# [Rows]

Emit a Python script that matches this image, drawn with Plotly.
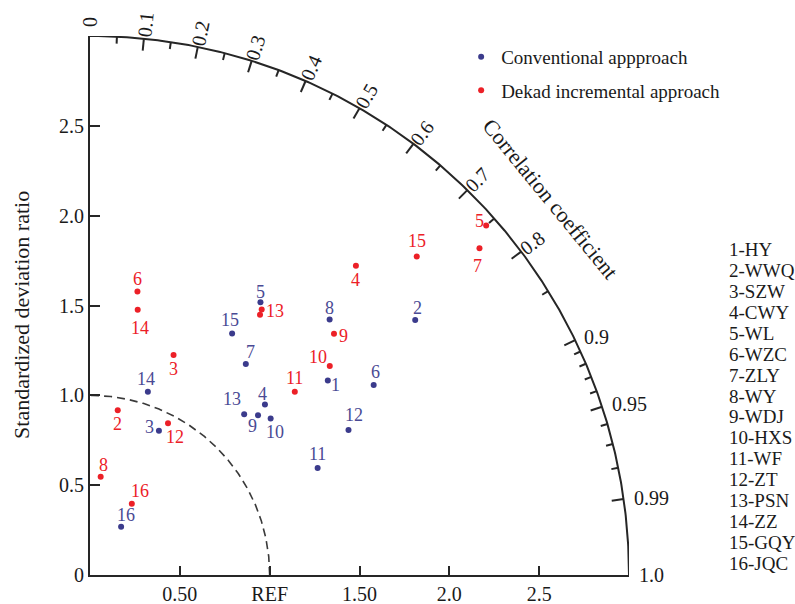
* * *
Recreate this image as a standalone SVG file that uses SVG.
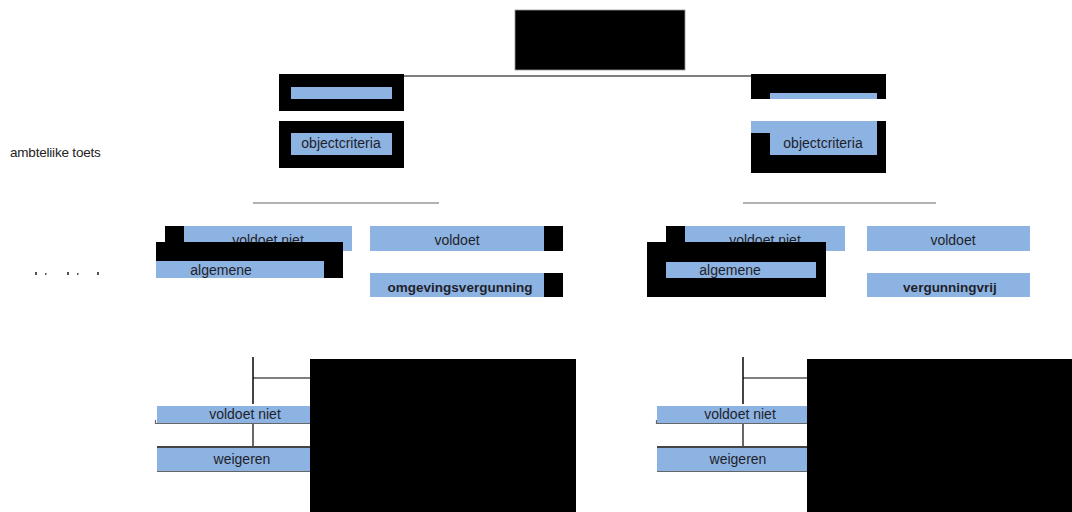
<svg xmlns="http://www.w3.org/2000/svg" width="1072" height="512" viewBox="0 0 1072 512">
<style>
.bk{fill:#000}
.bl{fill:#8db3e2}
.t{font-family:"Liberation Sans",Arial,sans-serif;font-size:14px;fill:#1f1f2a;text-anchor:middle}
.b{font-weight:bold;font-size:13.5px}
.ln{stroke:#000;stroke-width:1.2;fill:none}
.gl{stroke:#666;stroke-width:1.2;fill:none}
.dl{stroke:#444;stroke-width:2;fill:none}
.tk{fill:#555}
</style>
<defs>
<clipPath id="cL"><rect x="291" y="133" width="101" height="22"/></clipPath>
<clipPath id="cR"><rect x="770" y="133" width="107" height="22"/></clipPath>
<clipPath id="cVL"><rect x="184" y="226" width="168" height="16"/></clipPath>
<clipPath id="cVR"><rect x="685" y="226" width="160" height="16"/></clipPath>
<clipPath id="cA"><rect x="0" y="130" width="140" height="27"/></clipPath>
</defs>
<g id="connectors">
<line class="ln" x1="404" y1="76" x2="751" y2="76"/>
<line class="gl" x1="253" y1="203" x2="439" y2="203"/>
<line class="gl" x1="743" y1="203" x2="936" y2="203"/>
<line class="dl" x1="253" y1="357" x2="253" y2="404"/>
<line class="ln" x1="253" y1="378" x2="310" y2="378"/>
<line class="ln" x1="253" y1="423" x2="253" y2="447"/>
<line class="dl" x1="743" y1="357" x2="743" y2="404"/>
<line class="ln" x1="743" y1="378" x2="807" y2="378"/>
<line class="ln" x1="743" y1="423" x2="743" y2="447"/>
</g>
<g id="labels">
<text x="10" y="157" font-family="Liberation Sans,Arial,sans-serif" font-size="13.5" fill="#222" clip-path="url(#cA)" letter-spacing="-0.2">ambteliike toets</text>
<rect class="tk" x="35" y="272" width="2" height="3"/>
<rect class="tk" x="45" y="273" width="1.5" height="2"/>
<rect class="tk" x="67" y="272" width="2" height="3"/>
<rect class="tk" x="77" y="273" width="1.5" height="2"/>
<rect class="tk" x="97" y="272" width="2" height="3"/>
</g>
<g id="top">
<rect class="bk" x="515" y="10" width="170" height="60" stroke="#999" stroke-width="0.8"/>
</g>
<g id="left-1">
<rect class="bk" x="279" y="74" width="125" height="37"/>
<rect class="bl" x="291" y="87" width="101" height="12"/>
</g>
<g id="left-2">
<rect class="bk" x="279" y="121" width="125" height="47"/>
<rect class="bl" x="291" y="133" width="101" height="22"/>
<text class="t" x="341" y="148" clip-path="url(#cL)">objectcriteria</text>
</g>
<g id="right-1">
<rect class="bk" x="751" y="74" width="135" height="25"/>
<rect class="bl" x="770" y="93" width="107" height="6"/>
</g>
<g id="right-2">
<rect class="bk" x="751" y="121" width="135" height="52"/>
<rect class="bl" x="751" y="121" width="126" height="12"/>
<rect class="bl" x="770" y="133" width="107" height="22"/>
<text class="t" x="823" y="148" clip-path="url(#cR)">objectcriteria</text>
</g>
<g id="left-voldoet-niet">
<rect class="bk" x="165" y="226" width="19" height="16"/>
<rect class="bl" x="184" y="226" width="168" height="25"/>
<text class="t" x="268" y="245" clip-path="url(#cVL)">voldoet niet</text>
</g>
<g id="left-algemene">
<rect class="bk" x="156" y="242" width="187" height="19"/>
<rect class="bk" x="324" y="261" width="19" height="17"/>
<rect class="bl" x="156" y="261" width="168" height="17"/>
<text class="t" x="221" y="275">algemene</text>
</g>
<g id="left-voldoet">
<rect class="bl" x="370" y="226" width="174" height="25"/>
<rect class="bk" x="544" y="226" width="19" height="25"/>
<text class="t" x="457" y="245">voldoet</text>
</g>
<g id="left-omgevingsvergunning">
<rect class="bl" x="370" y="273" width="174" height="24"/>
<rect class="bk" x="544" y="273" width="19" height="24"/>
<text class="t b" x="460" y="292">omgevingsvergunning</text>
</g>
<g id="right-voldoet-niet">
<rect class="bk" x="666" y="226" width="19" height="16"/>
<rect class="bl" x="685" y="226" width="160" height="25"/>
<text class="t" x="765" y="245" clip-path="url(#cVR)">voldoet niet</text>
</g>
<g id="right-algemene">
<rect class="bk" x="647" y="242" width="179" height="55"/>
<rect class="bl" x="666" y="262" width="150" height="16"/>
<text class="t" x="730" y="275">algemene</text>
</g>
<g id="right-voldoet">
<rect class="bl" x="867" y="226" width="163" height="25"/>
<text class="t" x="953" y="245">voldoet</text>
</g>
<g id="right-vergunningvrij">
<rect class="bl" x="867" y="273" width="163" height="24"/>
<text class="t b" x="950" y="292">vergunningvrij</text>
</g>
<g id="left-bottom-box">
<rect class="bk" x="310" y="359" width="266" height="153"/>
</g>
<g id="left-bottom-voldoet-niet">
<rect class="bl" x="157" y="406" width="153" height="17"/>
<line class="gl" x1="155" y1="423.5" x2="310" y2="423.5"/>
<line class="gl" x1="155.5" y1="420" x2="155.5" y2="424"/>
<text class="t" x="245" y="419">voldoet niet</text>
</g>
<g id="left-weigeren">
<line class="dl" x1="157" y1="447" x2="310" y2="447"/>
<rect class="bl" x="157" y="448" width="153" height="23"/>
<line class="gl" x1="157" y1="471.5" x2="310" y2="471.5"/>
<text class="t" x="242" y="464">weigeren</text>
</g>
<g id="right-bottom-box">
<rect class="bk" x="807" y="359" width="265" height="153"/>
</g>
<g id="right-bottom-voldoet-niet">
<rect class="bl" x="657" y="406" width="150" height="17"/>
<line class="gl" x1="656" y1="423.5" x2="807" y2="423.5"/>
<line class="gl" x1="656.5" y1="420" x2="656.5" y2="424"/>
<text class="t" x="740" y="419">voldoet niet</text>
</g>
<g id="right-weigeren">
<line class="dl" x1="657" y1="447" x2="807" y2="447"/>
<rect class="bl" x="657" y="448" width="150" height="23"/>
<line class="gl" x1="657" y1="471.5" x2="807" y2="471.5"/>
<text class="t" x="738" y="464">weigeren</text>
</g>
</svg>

# [Task description]
Gather and return every line that holds the string "this".

# [Result]
Emit a Python script that matches this image, drawn with Plotly.
Recreate this image as a standalone SVG file that uses SVG.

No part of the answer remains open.